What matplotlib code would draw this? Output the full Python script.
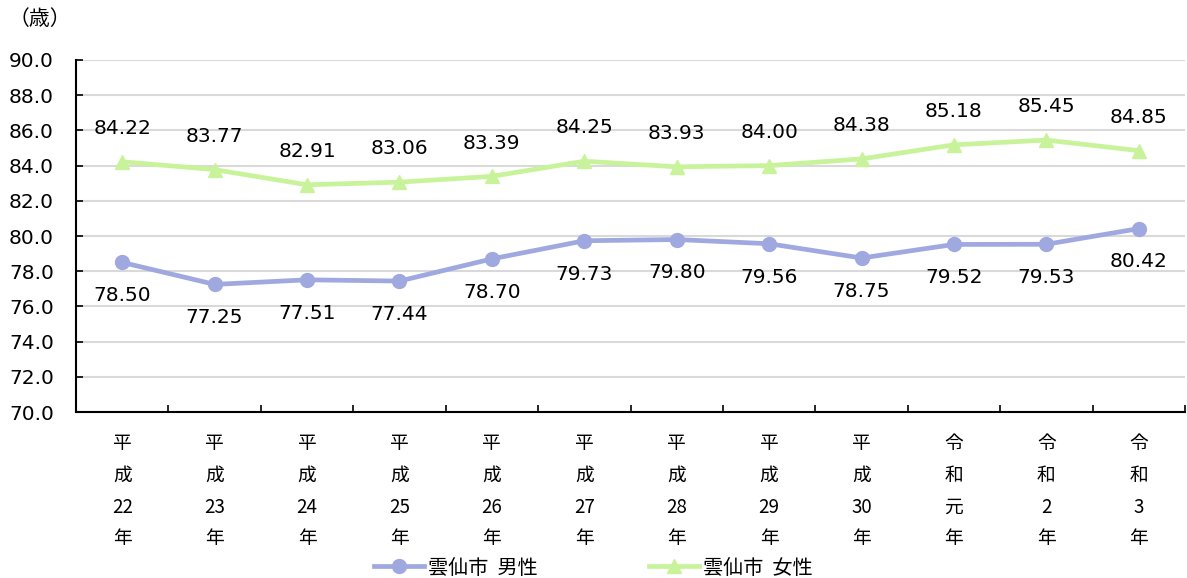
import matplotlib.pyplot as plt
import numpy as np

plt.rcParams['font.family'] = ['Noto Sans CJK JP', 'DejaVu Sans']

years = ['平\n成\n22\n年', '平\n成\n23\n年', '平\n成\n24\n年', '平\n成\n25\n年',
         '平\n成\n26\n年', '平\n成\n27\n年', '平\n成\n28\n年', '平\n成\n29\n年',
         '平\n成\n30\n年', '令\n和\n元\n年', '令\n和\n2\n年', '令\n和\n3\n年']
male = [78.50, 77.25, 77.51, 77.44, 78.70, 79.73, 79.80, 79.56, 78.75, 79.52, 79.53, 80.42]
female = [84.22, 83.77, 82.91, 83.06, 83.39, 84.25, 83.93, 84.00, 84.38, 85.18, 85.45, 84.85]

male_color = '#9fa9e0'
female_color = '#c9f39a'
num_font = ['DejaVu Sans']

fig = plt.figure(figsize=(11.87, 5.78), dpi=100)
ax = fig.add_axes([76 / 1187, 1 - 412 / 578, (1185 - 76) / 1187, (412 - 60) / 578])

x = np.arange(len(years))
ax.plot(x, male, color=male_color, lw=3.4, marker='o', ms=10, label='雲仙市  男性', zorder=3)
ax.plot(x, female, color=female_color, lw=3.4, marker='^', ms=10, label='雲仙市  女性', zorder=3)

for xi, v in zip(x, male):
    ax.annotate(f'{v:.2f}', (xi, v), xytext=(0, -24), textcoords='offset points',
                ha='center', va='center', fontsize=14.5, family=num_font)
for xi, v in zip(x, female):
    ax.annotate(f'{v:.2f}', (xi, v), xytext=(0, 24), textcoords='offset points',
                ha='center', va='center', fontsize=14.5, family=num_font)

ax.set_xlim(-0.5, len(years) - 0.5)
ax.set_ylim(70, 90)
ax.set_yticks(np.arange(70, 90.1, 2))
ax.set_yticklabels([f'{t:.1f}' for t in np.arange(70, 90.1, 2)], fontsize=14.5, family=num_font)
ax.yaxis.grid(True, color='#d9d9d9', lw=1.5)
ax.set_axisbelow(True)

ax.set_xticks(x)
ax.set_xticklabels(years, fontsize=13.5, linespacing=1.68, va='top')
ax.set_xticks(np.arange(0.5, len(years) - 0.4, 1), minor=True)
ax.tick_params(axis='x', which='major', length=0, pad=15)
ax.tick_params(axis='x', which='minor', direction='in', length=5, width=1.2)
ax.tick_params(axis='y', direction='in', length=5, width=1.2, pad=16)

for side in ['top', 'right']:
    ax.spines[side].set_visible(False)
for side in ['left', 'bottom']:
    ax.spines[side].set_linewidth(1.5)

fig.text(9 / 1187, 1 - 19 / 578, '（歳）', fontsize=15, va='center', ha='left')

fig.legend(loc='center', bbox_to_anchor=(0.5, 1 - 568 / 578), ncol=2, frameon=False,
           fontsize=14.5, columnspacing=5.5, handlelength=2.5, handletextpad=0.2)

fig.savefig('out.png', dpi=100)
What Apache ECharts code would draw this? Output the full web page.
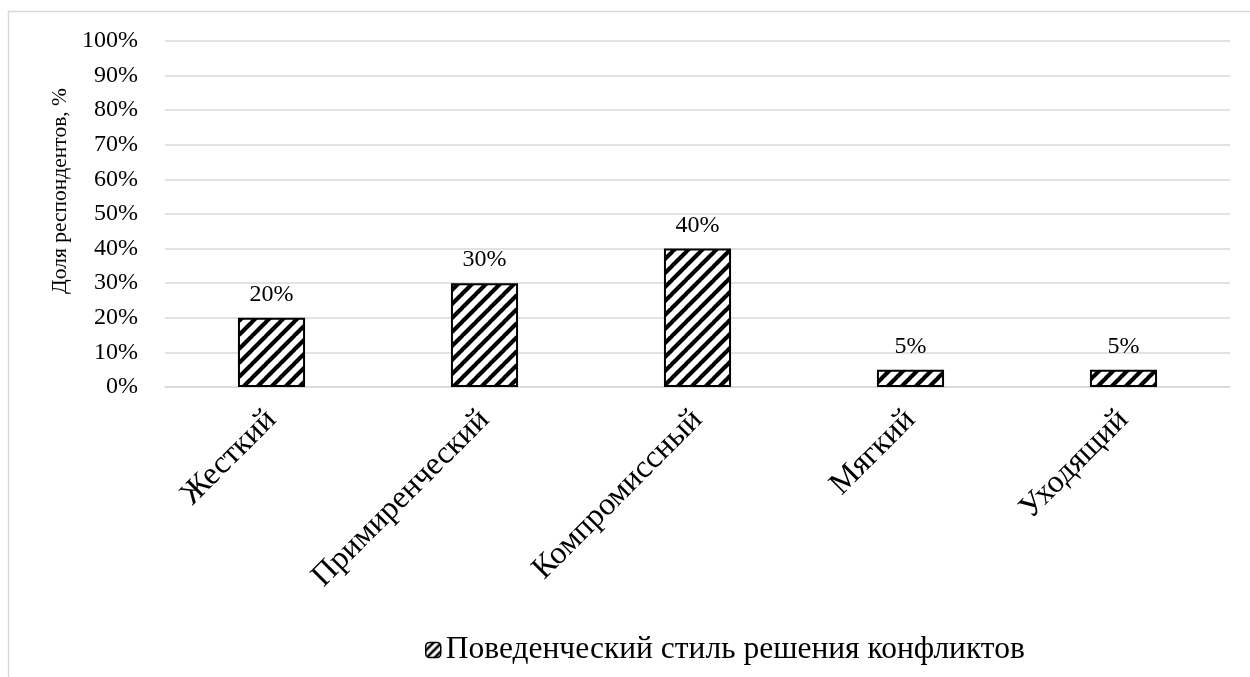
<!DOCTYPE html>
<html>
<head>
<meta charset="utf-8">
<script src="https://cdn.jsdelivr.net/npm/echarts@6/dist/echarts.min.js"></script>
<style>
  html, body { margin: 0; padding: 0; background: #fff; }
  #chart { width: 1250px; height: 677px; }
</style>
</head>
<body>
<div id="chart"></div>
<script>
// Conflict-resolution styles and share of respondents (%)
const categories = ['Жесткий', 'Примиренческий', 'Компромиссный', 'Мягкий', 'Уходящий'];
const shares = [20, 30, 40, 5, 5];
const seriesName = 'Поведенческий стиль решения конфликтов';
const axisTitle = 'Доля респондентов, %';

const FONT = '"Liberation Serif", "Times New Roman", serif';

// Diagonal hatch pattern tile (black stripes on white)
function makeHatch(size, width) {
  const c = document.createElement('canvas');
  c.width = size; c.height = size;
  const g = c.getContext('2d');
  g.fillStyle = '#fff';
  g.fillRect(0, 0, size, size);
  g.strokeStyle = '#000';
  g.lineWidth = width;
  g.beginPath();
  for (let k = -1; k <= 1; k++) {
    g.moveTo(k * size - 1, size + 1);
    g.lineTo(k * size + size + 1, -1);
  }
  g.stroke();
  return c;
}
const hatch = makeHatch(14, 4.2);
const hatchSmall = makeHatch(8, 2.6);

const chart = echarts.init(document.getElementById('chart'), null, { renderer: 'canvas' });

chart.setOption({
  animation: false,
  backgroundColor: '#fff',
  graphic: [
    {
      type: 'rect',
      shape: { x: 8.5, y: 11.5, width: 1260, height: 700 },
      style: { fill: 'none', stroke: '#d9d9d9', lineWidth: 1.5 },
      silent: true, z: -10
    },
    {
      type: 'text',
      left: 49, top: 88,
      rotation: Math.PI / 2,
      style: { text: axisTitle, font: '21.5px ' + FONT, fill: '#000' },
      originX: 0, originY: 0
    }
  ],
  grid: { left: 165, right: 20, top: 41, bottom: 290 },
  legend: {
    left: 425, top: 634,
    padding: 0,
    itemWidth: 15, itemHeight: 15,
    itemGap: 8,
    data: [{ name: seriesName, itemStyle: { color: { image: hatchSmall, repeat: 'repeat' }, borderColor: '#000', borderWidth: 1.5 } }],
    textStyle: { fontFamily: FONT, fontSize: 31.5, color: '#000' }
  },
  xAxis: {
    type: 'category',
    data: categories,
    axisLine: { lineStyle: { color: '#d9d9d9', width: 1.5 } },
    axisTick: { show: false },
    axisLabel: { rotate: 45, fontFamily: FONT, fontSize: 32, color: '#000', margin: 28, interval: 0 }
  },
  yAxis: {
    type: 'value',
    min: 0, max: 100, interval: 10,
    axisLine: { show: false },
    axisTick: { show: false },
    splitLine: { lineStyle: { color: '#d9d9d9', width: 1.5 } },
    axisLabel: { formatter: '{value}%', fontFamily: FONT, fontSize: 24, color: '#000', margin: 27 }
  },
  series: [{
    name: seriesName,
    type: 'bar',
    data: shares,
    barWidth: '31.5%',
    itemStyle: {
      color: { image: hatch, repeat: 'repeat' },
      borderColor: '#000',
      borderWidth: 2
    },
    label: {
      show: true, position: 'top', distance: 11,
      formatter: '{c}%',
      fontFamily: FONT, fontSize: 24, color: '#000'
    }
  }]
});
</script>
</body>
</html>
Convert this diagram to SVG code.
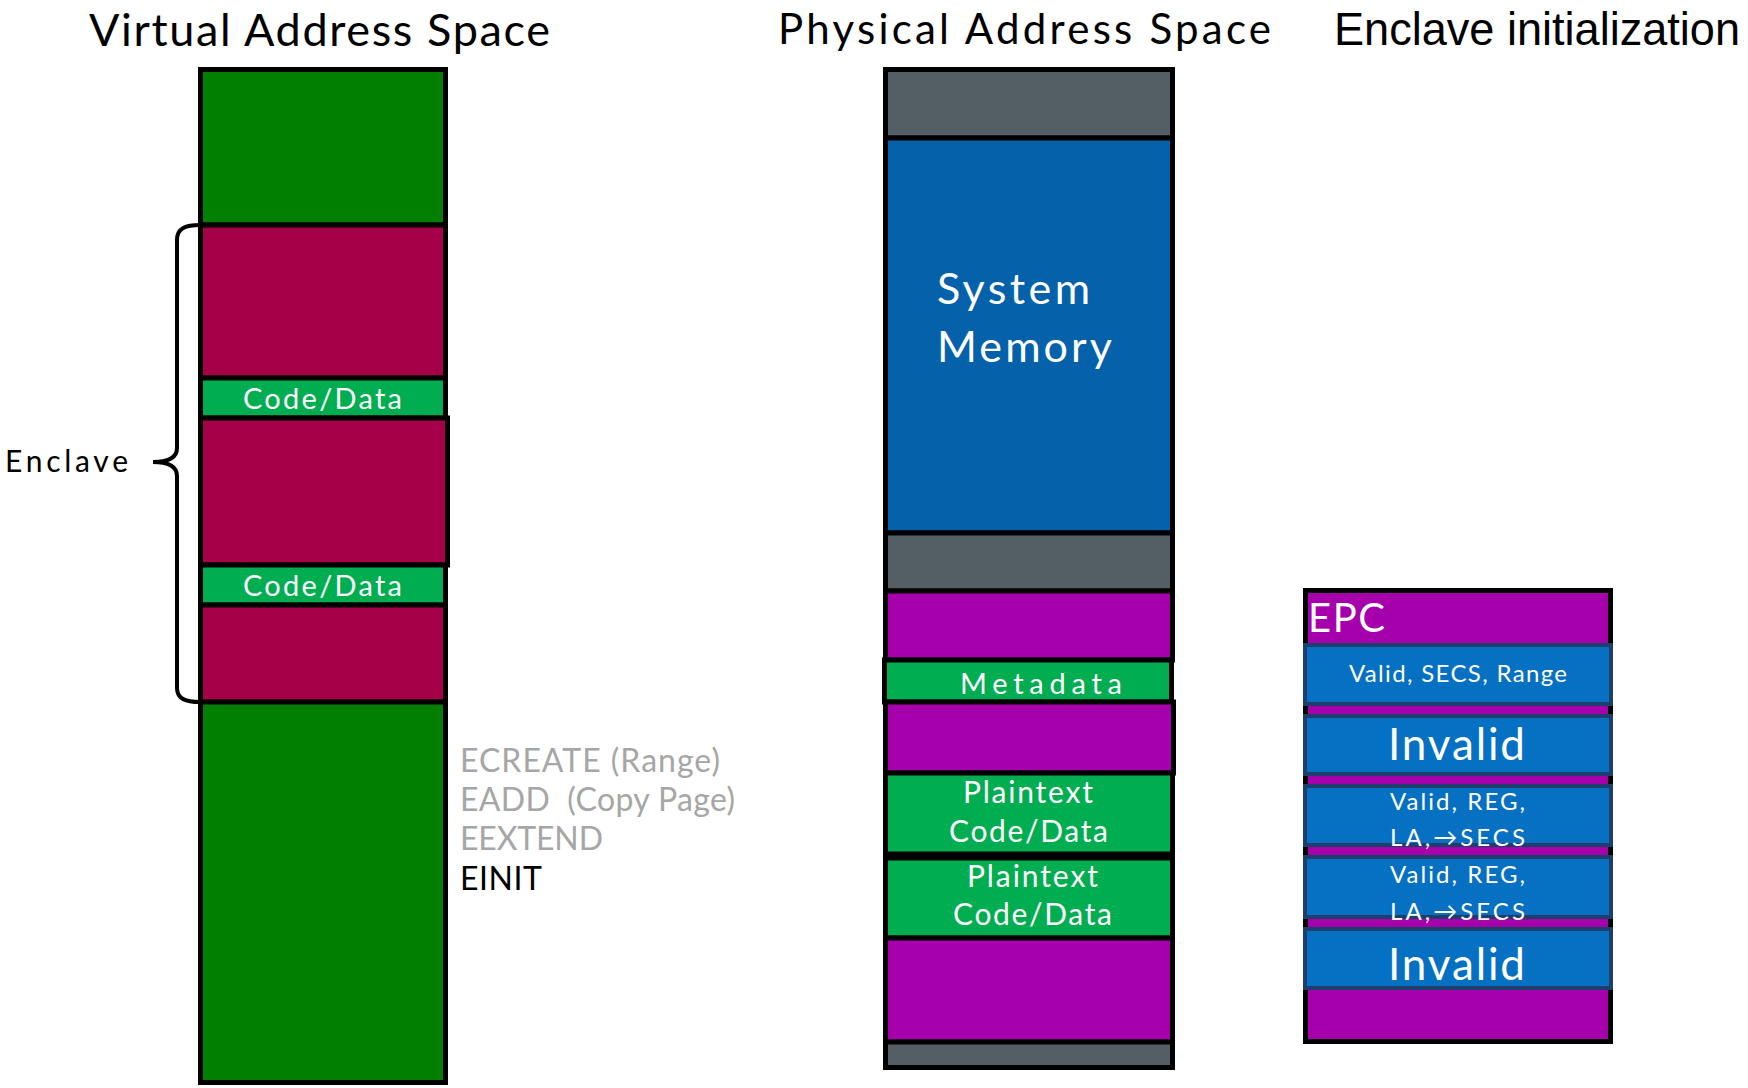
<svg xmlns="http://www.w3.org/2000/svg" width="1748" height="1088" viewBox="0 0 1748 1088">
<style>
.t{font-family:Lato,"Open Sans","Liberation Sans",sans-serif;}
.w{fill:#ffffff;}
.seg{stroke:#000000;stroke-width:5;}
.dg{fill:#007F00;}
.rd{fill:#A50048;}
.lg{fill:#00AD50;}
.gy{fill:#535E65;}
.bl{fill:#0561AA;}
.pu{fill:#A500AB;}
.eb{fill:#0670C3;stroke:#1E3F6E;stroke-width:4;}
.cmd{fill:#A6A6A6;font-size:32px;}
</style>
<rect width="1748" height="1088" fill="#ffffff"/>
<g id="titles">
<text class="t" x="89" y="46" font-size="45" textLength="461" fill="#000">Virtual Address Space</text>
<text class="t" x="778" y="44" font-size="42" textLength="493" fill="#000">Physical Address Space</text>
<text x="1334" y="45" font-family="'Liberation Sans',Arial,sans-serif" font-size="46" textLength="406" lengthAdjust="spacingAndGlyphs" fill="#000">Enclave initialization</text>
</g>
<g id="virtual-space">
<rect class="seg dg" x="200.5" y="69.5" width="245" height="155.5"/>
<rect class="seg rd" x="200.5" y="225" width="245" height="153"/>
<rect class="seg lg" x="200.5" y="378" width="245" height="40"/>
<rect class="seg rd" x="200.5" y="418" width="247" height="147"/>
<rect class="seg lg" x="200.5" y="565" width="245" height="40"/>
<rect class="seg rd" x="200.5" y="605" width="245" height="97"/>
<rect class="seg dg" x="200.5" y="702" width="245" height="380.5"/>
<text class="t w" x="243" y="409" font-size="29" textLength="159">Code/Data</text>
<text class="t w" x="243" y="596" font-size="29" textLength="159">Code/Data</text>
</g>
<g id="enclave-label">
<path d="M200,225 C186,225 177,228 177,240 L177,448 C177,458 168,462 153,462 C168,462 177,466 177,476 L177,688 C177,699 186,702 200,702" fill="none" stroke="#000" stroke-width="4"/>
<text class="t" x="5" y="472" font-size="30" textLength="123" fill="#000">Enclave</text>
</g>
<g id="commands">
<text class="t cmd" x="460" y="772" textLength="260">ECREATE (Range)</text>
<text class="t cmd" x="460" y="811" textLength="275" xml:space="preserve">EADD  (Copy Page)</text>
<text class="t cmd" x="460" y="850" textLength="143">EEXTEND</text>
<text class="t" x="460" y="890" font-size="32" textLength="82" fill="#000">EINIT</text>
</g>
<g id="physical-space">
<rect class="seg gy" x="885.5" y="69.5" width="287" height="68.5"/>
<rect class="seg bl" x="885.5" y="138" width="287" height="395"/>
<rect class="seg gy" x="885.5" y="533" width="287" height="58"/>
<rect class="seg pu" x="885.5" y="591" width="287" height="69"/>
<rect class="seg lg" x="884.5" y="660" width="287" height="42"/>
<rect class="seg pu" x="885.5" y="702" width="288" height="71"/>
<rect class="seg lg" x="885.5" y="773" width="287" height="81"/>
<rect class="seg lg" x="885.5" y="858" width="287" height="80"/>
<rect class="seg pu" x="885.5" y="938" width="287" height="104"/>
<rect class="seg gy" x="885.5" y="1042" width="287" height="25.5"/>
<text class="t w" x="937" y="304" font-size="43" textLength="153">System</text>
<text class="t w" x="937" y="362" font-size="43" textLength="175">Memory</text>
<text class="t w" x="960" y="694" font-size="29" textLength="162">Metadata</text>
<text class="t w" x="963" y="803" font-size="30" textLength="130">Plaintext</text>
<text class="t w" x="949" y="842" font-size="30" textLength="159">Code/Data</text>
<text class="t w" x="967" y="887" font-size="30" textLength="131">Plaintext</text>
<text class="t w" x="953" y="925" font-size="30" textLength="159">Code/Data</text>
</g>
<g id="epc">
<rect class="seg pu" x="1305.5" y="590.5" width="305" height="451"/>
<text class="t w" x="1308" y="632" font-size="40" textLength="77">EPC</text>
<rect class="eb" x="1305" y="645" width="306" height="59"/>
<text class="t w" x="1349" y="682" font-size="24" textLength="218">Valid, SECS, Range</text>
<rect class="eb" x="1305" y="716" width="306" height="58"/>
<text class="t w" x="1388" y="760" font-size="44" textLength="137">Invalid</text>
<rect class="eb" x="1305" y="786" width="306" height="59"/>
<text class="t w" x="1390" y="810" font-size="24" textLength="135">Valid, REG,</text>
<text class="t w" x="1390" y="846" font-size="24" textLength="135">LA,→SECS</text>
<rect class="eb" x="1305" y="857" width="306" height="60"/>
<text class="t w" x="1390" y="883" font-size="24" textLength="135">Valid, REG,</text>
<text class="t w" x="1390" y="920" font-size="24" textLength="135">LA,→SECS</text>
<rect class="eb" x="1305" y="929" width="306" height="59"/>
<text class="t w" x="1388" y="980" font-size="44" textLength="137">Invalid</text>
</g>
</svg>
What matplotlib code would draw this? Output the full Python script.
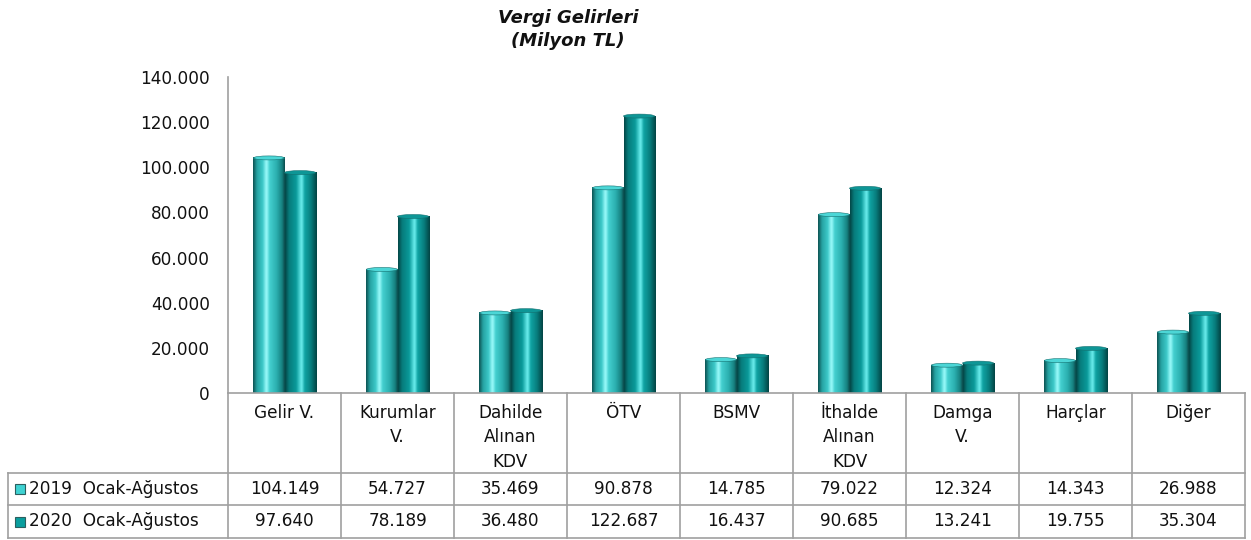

++++++

■ **Aim**
Nothing but the lines from the start of the records above through the line with "fig.text(9 / 1187, 1" should be retyped, each exactly as written; leave out all pictures.

■ **Exercise answer**
What matplotlib code would draw this? Output the full Python script.
import matplotlib.pyplot as plt
import numpy as np

plt.rcParams['font.family'] = ['Noto Sans CJK JP', 'DejaVu Sans']

years = ['平\n成\n22\n年', '平\n成\n23\n年', '平\n成\n24\n年', '平\n成\n25\n年',
         '平\n成\n26\n年', '平\n成\n27\n年', '平\n成\n28\n年', '平\n成\n29\n年',
         '平\n成\n30\n年', '令\n和\n元\n年', '令\n和\n2\n年', '令\n和\n3\n年']
male = [78.50, 77.25, 77.51, 77.44, 78.70, 79.73, 79.80, 79.56, 78.75, 79.52, 79.53, 80.42]
female = [84.22, 83.77, 82.91, 83.06, 83.39, 84.25, 83.93, 84.00, 84.38, 85.18, 85.45, 84.85]

male_color = '#9fa9e0'
female_color = '#c9f39a'
num_font = ['DejaVu Sans']

fig = plt.figure(figsize=(11.87, 5.78), dpi=100)
ax = fig.add_axes([76 / 1187, 1 - 412 / 578, (1185 - 76) / 1187, (412 - 60) / 578])

x = np.arange(len(years))
ax.plot(x, male, color=male_color, lw=3.4, marker='o', ms=10, label='雲仙市  男性', zorder=3)
ax.plot(x, female, color=female_color, lw=3.4, marker='^', ms=10, label='雲仙市  女性', zorder=3)

for xi, v in zip(x, male):
    ax.annotate(f'{v:.2f}', (xi, v), xytext=(0, -24), textcoords='offset points',
                ha='center', va='center', fontsize=14.5, family=num_font)
for xi, v in zip(x, female):
    ax.annotate(f'{v:.2f}', (xi, v), xytext=(0, 24), textcoords='offset points',
                ha='center', va='center', fontsize=14.5, family=num_font)

ax.set_xlim(-0.5, len(years) - 0.5)
ax.set_ylim(70, 90)
ax.set_yticks(np.arange(70, 90.1, 2))
ax.set_yticklabels([f'{t:.1f}' for t in np.arange(70, 90.1, 2)], fontsize=14.5, family=num_font)
ax.yaxis.grid(True, color='#d9d9d9', lw=1.5)
ax.set_axisbelow(True)

ax.set_xticks(x)
ax.set_xticklabels(years, fontsize=13.5, linespacing=1.68, va='top')
ax.set_xticks(np.arange(0.5, len(years) - 0.4, 1), minor=True)
ax.tick_params(axis='x', which='major', length=0, pad=15)
ax.tick_params(axis='x', which='minor', direction='in', length=5, width=1.2)
ax.tick_params(axis='y', direction='in', length=5, width=1.2, pad=16)

for side in ['top', 'right']:
    ax.spines[side].set_visible(False)
for side in ['left', 'bottom']:
    ax.spines[side].set_linewidth(1.5)

fig.text(9 / 1187, 1 - 19 / 578, '（歳）', fontsize=15, va='center', ha='left')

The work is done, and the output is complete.